Alternatively, if workers who would have otherwise returned to work earlier take a longer leave period than they would have had they not had access to paid leave, then these program participants receive only half of their wages when they would have otherwise received full pay. This could lead to an overall decrease in a family’s annual household income. The lack of job protection during the study period also could negatively impact the labor force participation of mothers if employers lay off mothers who take up paid leave. Both mothers’ extended leaves and lay-offs could push low-income families across the poverty threshold.
Using American Community Survey data from 2000–2013, Stanczyk used a model that social scientists refer to as a “triple-difference model” because it draws three comparisons. Stanczyk looked at California mothers of 1-year-olds, compared to California mothers of older children and compared to mothers in other states, both before and after the state’s CA-PFL law was passed in 2004. She examined both poverty rates and household income of these mothers.
Stanczyk finds that between 2004 and 2013, the California paid leave program increased household income levels and lowered poverty rates for mothers of 1-year-olds.
First, she found that the program fosters an average $3,407 increase in income for mothers of 1-year-olds. These big effects, however, could reflect changes at the top end of the earnings distribution because they are average effects and could capture big earnings gains for people who were earning at high levels prior to giving birth. But in additional analyses, Stanczyk also finds good news specific to the bottom end of the income distribution: The introduction of paid leave in California is tied to a 10.2 percent decrease in risk of new mothers dropping below the poverty threshold and disproportionately helps women with lower levels of education and who are unmarried.
According to a study conducted by the Pew Research Center, U.S. adults overwhelmingly support national paid family leave, with 85 percent saying that workers should receive paid personal medical leave and 82 percent approving of paid leave for new mothers. The U.S. Congress is accordingly engaged in discussions about bipartisan legislation to institute a national paid family leave program. Within the past six months, there have been multiple bills for expanding paid leave introduced by each party, among them the Paid Family Leave Pilot Extension Act, the Working Families Flexibility Act of 2019, and the Federal Employee Paid Leave Act.

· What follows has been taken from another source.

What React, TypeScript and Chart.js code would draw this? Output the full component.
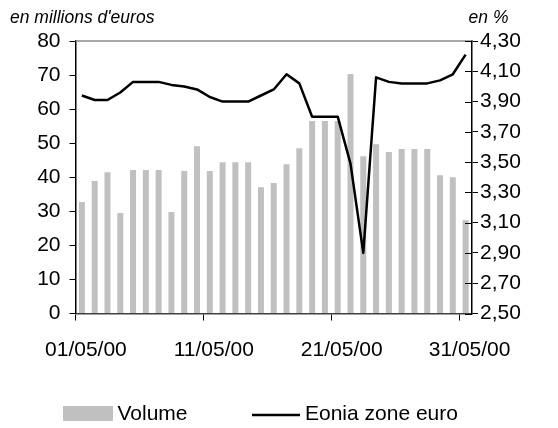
import React, { useEffect, useRef } from 'react';
import { Chart, registerables } from 'chart.js';

Chart.register(...registerables);

const categories = [
  '01/05/00', '02/05/00', '03/05/00', '04/05/00', '05/05/00', '06/05/00', '07/05/00', '08/05/00',
  '09/05/00', '10/05/00', '11/05/00', '12/05/00', '13/05/00', '14/05/00', '15/05/00', '16/05/00',
  '17/05/00', '18/05/00', '19/05/00', '20/05/00', '21/05/00', '22/05/00', '23/05/00', '24/05/00',
  '25/05/00', '26/05/00', '27/05/00', '28/05/00', '29/05/00', '30/05/00', '31/05/00',
];

const volume = [
  32.7, 38.9, 41.5, 29.5, 42.1, 42.1, 42.1, 29.8, 41.8, 49.1, 41.8, 44.4, 44.4, 44.4, 37.1, 38.3,
  43.8, 48.5, 56.5, 56.5, 56.5, 70.3, 46.2, 49.7, 47.4, 48.3, 48.3, 48.3, 40.6, 40.0, 27.4,
];

const eonia = [
  3.94, 3.91, 3.91, 3.96, 4.03, 4.03, 4.03, 4.01, 4.0, 3.98, 3.93, 3.9, 3.9, 3.9, 3.94, 3.98,
  4.08, 4.02, 3.8, 3.8, 3.8, 3.49, 2.9, 4.06, 4.03, 4.02, 4.02, 4.02, 4.04, 4.08, 4.21,
];

const xTickLabels = ['01/05/00', '11/05/00', '21/05/00', '31/05/00'];
const leftTicks = [0, 10, 20, 30, 40, 50, 60, 70, 80];
const rightTicks = [2.5, 2.7, 2.9, 3.1, 3.3, 3.5, 3.7, 3.9, 4.1, 4.3];
const leftTitle = "en millions d'euros";
const rightTitle = 'en %';
const seriesNames = ['Volume', 'Eonia zone euro'];

const FONT = '"Liberation Sans", Arial, Helvetica, sans-serif';
const BAR_COLOR = '#c0c0c0';
const LINE_COLOR = '#000000';

const decorPlugin = {
  id: 'decor',
  afterDraw(chart: any) {
    const { ctx, chartArea } = chart;
    ctx.save();
    // top frame line
    ctx.strokeStyle = '#8a8a8a';
    ctx.lineWidth = 1.5;
    ctx.beginPath();
    ctx.moveTo(chartArea.left, chartArea.top);
    ctx.lineTo(chartArea.right, chartArea.top);
    ctx.stroke();
    // right axis ticks crossing inside
    const y1 = chart.scales.y1;
    ctx.strokeStyle = '#000';
    ctx.lineWidth = 1;
    y1.ticks.forEach((t: any) => {
      const py = Math.round(y1.getPixelForValue(t.value)) + 0.5;
      ctx.beginPath();
      ctx.moveTo(chartArea.right - 7, py);
      ctx.lineTo(chartArea.right, py);
      ctx.stroke();
    });
    // axis titles
    ctx.fillStyle = '#000';
    ctx.font = `italic 17.5px ${FONT}`;
    ctx.textBaseline = 'alphabetic';
    ctx.textAlign = 'left';
    ctx.fillText(leftTitle, 10, 23);
    ctx.textAlign = 'right';
    ctx.fillText(rightTitle, 508.5, 23);
    // legend
    const ly = 414;
    ctx.fillStyle = BAR_COLOR;
    ctx.fillRect(63, ly - 8, 50, 15);
    ctx.strokeStyle = LINE_COLOR;
    ctx.lineWidth = 2.5;
    ctx.beginPath();
    ctx.moveTo(252, ly + 1);
    ctx.lineTo(300, ly + 1);
    ctx.stroke();
    ctx.fillStyle = '#000';
    ctx.font = `21px ${FONT}`;
    ctx.textAlign = 'left';
    ctx.textBaseline = 'middle';
    ctx.fillText(seriesNames[0], 117.5, ly);
    ctx.fillText(seriesNames[1], 305, ly);
    ctx.restore();
  },
};

export default function App() {
  const canvasRef = useRef<HTMLCanvasElement | null>(null);

  useEffect(() => {
    const canvas = canvasRef.current;
    if (!canvas) return;
    const tickIdx = new Set(xTickLabels.map((l) => categories.indexOf(l)));
    const chart = new Chart(canvas, {
      type: 'bar',
      data: {
        labels: categories,
        datasets: [
          {
            type: 'line',
            label: seriesNames[1],
            data: eonia,
            yAxisID: 'y1',
            borderColor: LINE_COLOR,
            backgroundColor: LINE_COLOR,
            borderWidth: 2.5,
            pointRadius: 0,
            tension: 0,
            borderJoinStyle: 'round',
            order: 0,
          } as any,
          {
            type: 'bar',
            label: seriesNames[0],
            data: volume,
            yAxisID: 'y',
            backgroundColor: BAR_COLOR,
            borderWidth: 0,
            categoryPercentage: 1,
            barPercentage: 0.47,
            order: 1,
          } as any,
        ],
      },
      options: {
        responsive: false,
        animation: false,
        devicePixelRatio: 1,
        layout: { padding: { top: 41, left: 0, right: 0, bottom: 0 } },
        plugins: {
          legend: { display: false },
          tooltip: { enabled: false },
          title: { display: false },
        },
        scales: {
          x: {
            type: 'category',
            offset: true,
            grid: {
              offset: true,
              drawOnChartArea: false,
              drawTicks: true,
              tickLength: 7,
              color: (c: any) => (tickIdx.has(c.index) ? '#000' : 'rgba(0,0,0,0)'),
            },
            border: { display: true, color: '#404040', width: 1.5 },
            ticks: {
              autoSkip: false,
              maxRotation: 0,
              minRotation: 0,
              padding: 17,
              labelOffset: 4,
              color: '#000',
              font: { family: FONT, size: 21 },
              callback: (_v: any, i: number) => (tickIdx.has(i) ? categories[i] : ''),
            },
            afterFit: (s: any) => {
              s.height = 114.5;
            },
          },
          y: {
            type: 'linear',
            position: 'left',
            min: 0,
            max: 80,
            afterBuildTicks: (s: any) => {
              s.ticks = leftTicks.map((v) => ({ value: v }));
            },
            grid: { drawOnChartArea: false, drawTicks: true, tickLength: 6, color: '#000' },
            border: { display: true, color: '#000', width: 1.5 },
            ticks: {
              padding: 9,
              color: '#000',
              font: { family: FONT, size: 21 },
              callback: (v: any) => String(v),
            },
            afterFit: (s: any) => {
              s.width = 75.5;
            },
          },
          y1: {
            type: 'linear',
            position: 'right',
            min: 2.5,
            max: 4.3,
            afterBuildTicks: (s: any) => {
              s.ticks = rightTicks.map((v) => ({ value: v }));
            },
            grid: { drawOnChartArea: false, drawTicks: true, tickLength: 6, color: '#000' },
            border: { display: true, color: '#000', width: 1.5 },
            ticks: {
              padding: 2,
              color: '#000',
              font: { family: FONT, size: 21 },
              callback: (v: any) => Number(v).toFixed(2).replace('.', ','),
            },
            afterFit: (s: any) => {
              s.width = 86;
            },
          },
        },
      } as any,
      plugins: [decorPlugin],
    });
    return () => chart.destroy();
  }, []);

  return (
    <div style={{ position: 'absolute', left: 0, top: 0, width: 558, height: 428, background: '#fff' }}>
      <canvas ref={canvasRef} width={558} height={428} style={{ width: 558, height: 428, display: 'block' }} />
    </div>
  );
}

The 2019 FAMILY Act has by far the most traction in Congress. Introduced in the Senate by Sen. Kirsten Gillibrand (D-NY) and in the House of Representatives by Rep. Rosa DeLauro (D-CT), this bill would bring paid leave to new mothers in all U.S. states and territories. In some ways, it is more generous than the iteration of California’s paid leave that Stanczyk examined because it includes a higher wage-replacement rate of 66 percent of a claimant’s full-time wage. While job security is still not guaranteed in the proposed federal legislation, this proposed program could decrease the risk of poverty for the nation’s most vulnerable working mothers.
Still, the higher earnings requirements for the FAMILY Act, in comparison to those in CA-PFL, may make benefits less accessible to working mothers with very low incomes.
When weighing the pros and cons of the FAMILY Act and other paid leave proposals, federal policymakers should pay close attention to Stanczyk’s findings. With proper attention to the data, Congress could pass a bill with the power to keep the nation’s most vulnerable mothers out of poverty.